Friday, June 19, 2009


About this talk (by TED)

With stunning photos and stories, National Geographic Explorer Wade Davis celebrates the extraordinary diversity of the world's indigenous cultures, which are disappearing from the planet at an alarming rate.

Read about the speaker:

To achieve enhanced comprehension and vocabulary consolidation, choose the English subtitles to appear on your screen by clicking on the phrase 'view subtitles' at the bottom of the video or visit the actual TED webpage and then click on the phrase 'open interactive transcript' which is at the top of the right-hand column of the page. As soon as you select and click on one sentence of the script, you will hear the speaker pronouncing it.

Remember to double click on any word you do not know on this blog to get a definition.

Extract from the talk:

When each of you in this room were born, there were 6,000 languages spoken on the planet. Now, a language is not just a body of vocabulary or a set of grammatical rules. A language is a flash of the human spirit. It's a vehicle through which the soul of each particular culture comes into the material world. Every language is an old-growth forest of the mind, a watershed, a thought, an ecosystem of spiritual possibilities.

And of those 6,000 languages, as we sit here today in Monterey, fully half are no longer being whispered into the ears of children. They're no longer being taught to babies, which means, effectively, unless something changes, they're already dead. What could be more lonely than to be enveloped in silence, to be the last of your people to speak your language, to have no way to pass on the wisdom of the ancestors or anticipate the promise of the children? And yet, that dreadful fate is indeed the plight of somebody somewhere on Earth roughly every two weeks, because every two weeks, some elder dies and carries with him into the grave the last syllables of an ancient tongue.

The speaker's conclusion:
...the central revelation of anthropology: that this world deserves to exist in a diverse way, that we can find a way to live in a truly multicultural pluralistic world where all of the wisdom of all peoples can contribute to our collective well-being.

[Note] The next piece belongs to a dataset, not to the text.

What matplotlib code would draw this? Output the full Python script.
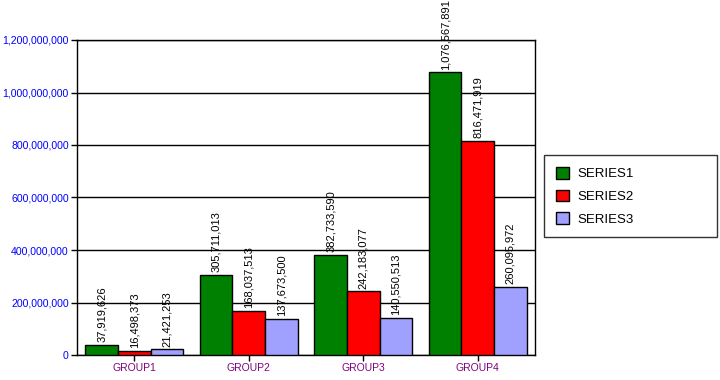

  1. Really a very interesting topic Christina!! amazing ''divine gift''. A mean to express our fierce emotions such as love, hate, anger. A smooth subtle movement of our lips may turn into a sweet whisper, a song or a lovely sound and seduce our heart and soul.

    Like a train a language convey the knowledge and wisdom of thousands of years to the eternity. Each language is a distinct culture or even more a whole civilizataion.

    Unfortunately, nowadays, as the speaker mentions ancient languages fade away and with them their treasured wisdom and rare beauty.

    The world's indigenous cultures are a valuable bequest , a part of human's history, so we have by all means to protect them from the erosion caused by the interaction with the modern civilizations.

  2. You are right GK, language formulates our everyday reality and is what constitutes the very essence of being a human. It portrays the uniqueness of one's personality, opinion or even mood. Collectively, it is the 'heart' of a whole culture thumping with its history, philosophy and ideas.

    So we should never neglect to learn our native language in all its aspects. This is what expresses our origin and gives us a sense of belonging. Even though learning foreign languages is educational, useful and extremely interesting, a lack of knowledge of our mother tongue equals to losing a part of our identity.

    At least, this is how I see things and the main reason for posting this remarkable video.